* _What you need to do_
Copy out the listing that follows, exactly, without its pictures.

* _Information provided_
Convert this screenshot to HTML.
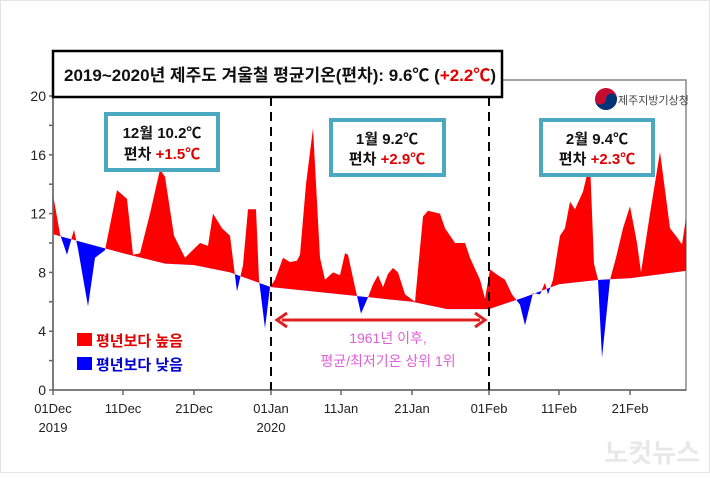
<!DOCTYPE html>
<html><head><meta charset="utf-8"><style>
body{margin:0;background:#fff;width:710px;height:473px;overflow:hidden;font-family:"Liberation Sans","Noto Sans CJK KR",sans-serif}
</style></head><body>
<svg id="s" width="710" height="473" xmlns="http://www.w3.org/2000/svg" font-family="Liberation Sans, Noto Sans CJK KR, sans-serif">
<rect x="0.5" y="0.5" width="709" height="472" fill="#fff" stroke="#e4e4e4"/>
<rect x="53" y="80" width="633" height="310" fill="none" stroke="#888" stroke-width="1.5"/>
<defs>
<clipPath id="above"><polygon id="ca"/></clipPath>
<clipPath id="below"><polygon id="cb"/></clipPath>
</defs>
<polygon id="pr" fill="#ff0000" clip-path="url(#above)"/>
<polygon id="pb" fill="#0000ff" clip-path="url(#below)"/>
<polyline id="nl" fill="none" stroke="#fff" stroke-width="0.8" opacity="0.7"/>
<g id="ax" stroke="#666" stroke-width="1.5"></g>
<g font-size="14" fill="#222" text-anchor="end" id="yl"></g>
<g font-size="13" fill="#222" text-anchor="middle">
<text x="53" y="413">01Dec</text><text x="53" y="432">2019</text>
<text x="123" y="413">11Dec</text><text x="194" y="413">21Dec</text>
<text x="271" y="413">01Jan</text><text x="271" y="432">2020</text>
<text x="341" y="413">11Jan</text><text x="412" y="413">21Jan</text>
<text x="489" y="413">01Feb</text><text x="559" y="413">11Feb</text><text x="630" y="413">21Feb</text>
</g>
<line x1="271" y1="97" x2="271" y2="390" stroke="#000" stroke-width="2" stroke-dasharray="9,6"/>
<line x1="489" y1="97" x2="489" y2="390" stroke="#000" stroke-width="2" stroke-dasharray="9,6"/>
<rect x="53" y="51" width="449" height="46" fill="#fff" stroke="#000" stroke-width="2.5"/>
<text x="64" y="81" font-size="17" font-weight="bold" fill="#111">2019~2020년 제주도 겨울철 평균기온(편차): 9.6℃ (<tspan fill="#e00000">+2.2℃</tspan>)</text>
<g fill="#fff" stroke="#4aa8c0" stroke-width="4">
<rect x="106" y="114" width="112" height="56"/><rect x="331" y="120" width="113" height="55"/><rect x="541" y="120" width="112" height="55"/>
</g>
<g font-size="15" fill="#111" text-anchor="middle" font-weight="bold">
<text x="162" y="138">12월 10.2℃</text><text x="162" y="159">편차 <tspan fill="#e00000">+1.5℃</tspan></text>
<text x="387" y="144">1월 9.2℃</text><text x="387" y="164">편차 <tspan fill="#e00000">+2.9℃</tspan></text>
<text x="597" y="144">2월 9.4℃</text><text x="597" y="164">편차 <tspan fill="#e00000">+2.3℃</tspan></text>
</g>
<circle cx="606" cy="99" r="11" fill="#c60c30"/>
<path d="M595 99 a11 11 0 0 0 22 0 a5.5 5.5 0 0 0 -11 0 a5.5 5.5 0 0 1 -11 0z" fill="#003478"/>
<text x="618" y="104" font-size="11" fill="#444">제주지방기상청</text>
<line x1="282" y1="320" x2="480" y2="320" stroke="#e02020" stroke-width="3"/>
<polyline points="287,313 277,320 287,327" fill="none" stroke="#e02020" stroke-width="3"/>
<polyline points="475,313 485,320 475,327" fill="none" stroke="#e02020" stroke-width="3"/>
<g font-size="14" fill="#e060d8" text-anchor="middle"><text x="388" y="343">1961년 이후,</text><text x="388" y="366">평균/최저기온 상위 1위</text></g>
<rect x="77" y="333" width="15" height="13" fill="#ff0000"/><text x="96" y="346" font-size="15" font-weight="bold" fill="#e00000">평년보다 높음</text>
<rect x="77" y="357" width="15" height="13" fill="#0000ff"/><text x="96" y="370" font-size="15" font-weight="bold" fill="#0000d0">평년보다 낮음</text>
<text x="700" y="462" font-size="26" font-weight="bold" fill="#e8e8e8" text-anchor="end">노컷뉴스</text>
</svg>
<script>
var Y=v=>390-14.7*v;
var N=[[53,10.6],[123,9.3],[165,8.6],[194,8.5],[230,8.0],[271,7.0],[341,6.5],[412,6.0],[447,5.5],[489,5.5],[524,6.3],[559,7.2],[600,7.5],[630,7.6],[686,8.1]];
var A=[[53,13.3],[60,10.6],[67,9.2],[74,10.9],[78,9.6],[88,5.7],[95,9],[105,9.5],[117,13.6],[127,13],[133,9.2],[140,9.3],[150,12],[160,15],[165,14.5],[174,10.5],[185,9],[200,10],[208,9.8],[213,12],[222,11],[230,10.5],[237,6.7],[243,8.5],[248,12.3],[256,12.3],[259,7.5],[265,4.2],[270,7.0],[275,7.5],[283,9],[290,8.7],[297,8.8],[300,9.2],[306,14],[313,17.8],[320,9],[325,7.5],[333,8],[340,7.8],[345,9.3],[348,9.2],[355,7],[361,5.2],[368,6.3],[373,7.2],[378,7.8],[383,7],[388,7.9],[393,8.3],[398,8],[405,6.5],[415,6],[423,11.8],[428,12.2],[440,12],[445,11],[455,10],[465,10],[470,9],[480,7.5],[485,6.2],[490,8.2],[498,7.8],[505,7.5],[512,6.5],[520,5.8],[525,4.4],[533,6.6],[540,6.5],[545,7.3],[548,6.5],[553,7.5],[560,10.5],[565,11],[570,12.8],[575,12.3],[583,13.5],[590,15.5],[594,8.6],[598,7.5],[602,2.2],[610,7.5],[616,9],[623,11],[630,12.5],[637,10],[641,8],[650,12],[660,16.2],[670,11],[678,10.3],[682,9.9],[686,11.7]];
var p=a=>a.map(q=>q[0]+","+Y(q[1]).toFixed(1));
var n=p(N),a=p(A);
var d=document;
d.getElementById("pr").setAttribute("points",a.concat(n.slice().reverse()).join(" "));
d.getElementById("pb").setAttribute("points",a.concat(n.slice().reverse()).join(" "));
d.getElementById("ca").setAttribute("points",n.join(" ")+" 686,80 53,80");
d.getElementById("cb").setAttribute("points",n.join(" ")+" 686,390 53,390");
var ax=d.getElementById("ax"),yl=d.getElementById("yl"),h="",t="";
h+='<line x1="53" y1="96" x2="53" y2="390"/><line x1="53" y1="390" x2="686" y2="390"/>';
for(var v=0;v<=20;v+=2){var y=Y(v);h+='<line x1="49" y1="'+y+'" x2="53" y2="'+y+'"/>';if(v%4==0)t+='<text x="46" y="'+(y+5)+'">'+v+'</text>';}
[53,123,194,271,341,412,489,559,630].forEach(x=>{h+='<line x1="'+x+'" y1="390" x2="'+x+'" y2="395"/>';});
ax.innerHTML=h;yl.innerHTML=t;
</script>
</body></html>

* _Output of the task_
Convert this screenshot to HTML.
<!DOCTYPE html>
<html><head><meta charset="utf-8"><style>
body{margin:0;background:#fff;width:710px;height:473px;overflow:hidden;font-family:"Liberation Sans","Noto Sans CJK KR",sans-serif}
</style></head><body>
<svg id="s" width="710" height="473" xmlns="http://www.w3.org/2000/svg" font-family="Liberation Sans, Noto Sans CJK KR, sans-serif">
<rect x="0.5" y="0.5" width="709" height="472" fill="#fff" stroke="#e4e4e4"/>
<rect x="53" y="80" width="633" height="310" fill="none" stroke="#888" stroke-width="1.5"/>
<defs>
<clipPath id="above"><polygon id="ca"/></clipPath>
<clipPath id="below"><polygon id="cb"/></clipPath>
</defs>
<polygon id="pr" fill="#ff0000" clip-path="url(#above)"/>
<polygon id="pb" fill="#0000ff" clip-path="url(#below)"/>
<polyline id="nl" fill="none" stroke="#fff" stroke-width="0.8" opacity="0.7"/>
<g id="ax" stroke="#666" stroke-width="1.5"></g>
<g font-size="14" fill="#222" text-anchor="end" id="yl"></g>
<g font-size="13" fill="#222" text-anchor="middle">
<text x="53" y="413">01Dec</text><text x="53" y="432">2019</text>
<text x="123" y="413">11Dec</text><text x="194" y="413">21Dec</text>
<text x="271" y="413">01Jan</text><text x="271" y="432">2020</text>
<text x="341" y="413">11Jan</text><text x="412" y="413">21Jan</text>
<text x="489" y="413">01Feb</text><text x="559" y="413">11Feb</text><text x="630" y="413">21Feb</text>
</g>
<line x1="271" y1="97" x2="271" y2="390" stroke="#000" stroke-width="2" stroke-dasharray="9,6"/>
<line x1="489" y1="97" x2="489" y2="390" stroke="#000" stroke-width="2" stroke-dasharray="9,6"/>
<rect x="53" y="51" width="449" height="46" fill="#fff" stroke="#000" stroke-width="2.5"/>
<text x="64" y="81" font-size="17" font-weight="bold" fill="#111">2019~2020년 제주도 겨울철 평균기온(편차): 9.6℃ (<tspan fill="#e00000">+2.2℃</tspan>)</text>
<g fill="#fff" stroke="#4aa8c0" stroke-width="4">
<rect x="106" y="114" width="112" height="56"/><rect x="331" y="120" width="113" height="55"/><rect x="541" y="120" width="112" height="55"/>
</g>
<g font-size="15" fill="#111" text-anchor="middle" font-weight="bold">
<text x="162" y="138">12월 10.2℃</text><text x="162" y="159">편차 <tspan fill="#e00000">+1.5℃</tspan></text>
<text x="387" y="144">1월 9.2℃</text><text x="387" y="164">편차 <tspan fill="#e00000">+2.9℃</tspan></text>
<text x="597" y="144">2월 9.4℃</text><text x="597" y="164">편차 <tspan fill="#e00000">+2.3℃</tspan></text>
</g>
<circle cx="606" cy="99" r="11" fill="#c60c30"/>
<path d="M595 99 a11 11 0 0 0 22 0 a5.5 5.5 0 0 0 -11 0 a5.5 5.5 0 0 1 -11 0z" fill="#003478"/>
<text x="618" y="104" font-size="11" fill="#444">제주지방기상청</text>
<line x1="282" y1="320" x2="480" y2="320" stroke="#e02020" stroke-width="3"/>
<polyline points="287,313 277,320 287,327" fill="none" stroke="#e02020" stroke-width="3"/>
<polyline points="475,313 485,320 475,327" fill="none" stroke="#e02020" stroke-width="3"/>
<g font-size="14" fill="#e060d8" text-anchor="middle"><text x="388" y="343">1961년 이후,</text><text x="388" y="366">평균/최저기온 상위 1위</text></g>
<rect x="77" y="333" width="15" height="13" fill="#ff0000"/><text x="96" y="346" font-size="15" font-weight="bold" fill="#e00000">평년보다 높음</text>
<rect x="77" y="357" width="15" height="13" fill="#0000ff"/><text x="96" y="370" font-size="15" font-weight="bold" fill="#0000d0">평년보다 낮음</text>
<text x="700" y="462" font-size="26" font-weight="bold" fill="#e8e8e8" text-anchor="end">노컷뉴스</text>
</svg>
<script>
var Y=v=>390-14.7*v;
var N=[[53,10.6],[123,9.3],[165,8.6],[194,8.5],[230,8.0],[271,7.0],[341,6.5],[412,6.0],[447,5.5],[489,5.5],[524,6.3],[559,7.2],[600,7.5],[630,7.6],[686,8.1]];
var A=[[53,13.3],[60,10.6],[67,9.2],[74,10.9],[78,9.6],[88,5.7],[95,9],[105,9.5],[117,13.6],[127,13],[133,9.2],[140,9.3],[150,12],[160,15],[165,14.5],[174,10.5],[185,9],[200,10],[208,9.8],[213,12],[222,11],[230,10.5],[237,6.7],[243,8.5],[248,12.3],[256,12.3],[259,7.5],[265,4.2],[270,7.0],[275,7.5],[283,9],[290,8.7],[297,8.8],[300,9.2],[306,14],[313,17.8],[320,9],[325,7.5],[333,8],[340,7.8],[345,9.3],[348,9.2],[355,7],[361,5.2],[368,6.3],[373,7.2],[378,7.8],[383,7],[388,7.9],[393,8.3],[398,8],[405,6.5],[415,6],[423,11.8],[428,12.2],[440,12],[445,11],[455,10],[465,10],[470,9],[480,7.5],[485,6.2],[490,8.2],[498,7.8],[505,7.5],[512,6.5],[520,5.8],[525,4.4],[533,6.6],[540,6.5],[545,7.3],[548,6.5],[553,7.5],[560,10.5],[565,11],[570,12.8],[575,12.3],[583,13.5],[590,15.5],[594,8.6],[598,7.5],[602,2.2],[610,7.5],[616,9],[623,11],[630,12.5],[637,10],[641,8],[650,12],[660,16.2],[670,11],[678,10.3],[682,9.9],[686,11.7]];
var p=a=>a.map(q=>q[0]+","+Y(q[1]).toFixed(1));
var n=p(N),a=p(A);
var d=document;
d.getElementById("pr").setAttribute("points",a.concat(n.slice().reverse()).join(" "));
d.getElementById("pb").setAttribute("points",a.concat(n.slice().reverse()).join(" "));
d.getElementById("ca").setAttribute("points",n.join(" ")+" 686,80 53,80");
d.getElementById("cb").setAttribute("points",n.join(" ")+" 686,390 53,390");
var ax=d.getElementById("ax"),yl=d.getElementById("yl"),h="",t="";
h+='<line x1="53" y1="96" x2="53" y2="390"/><line x1="53" y1="390" x2="686" y2="390"/>';
for(var v=0;v<=20;v+=2){var y=Y(v);h+='<line x1="49" y1="'+y+'" x2="53" y2="'+y+'"/>';if(v%4==0)t+='<text x="46" y="'+(y+5)+'">'+v+'</text>';}
[53,123,194,271,341,412,489,559,630].forEach(x=>{h+='<line x1="'+x+'" y1="390" x2="'+x+'" y2="395"/>';});
ax.innerHTML=h;yl.innerHTML=t;
</script>
</body></html>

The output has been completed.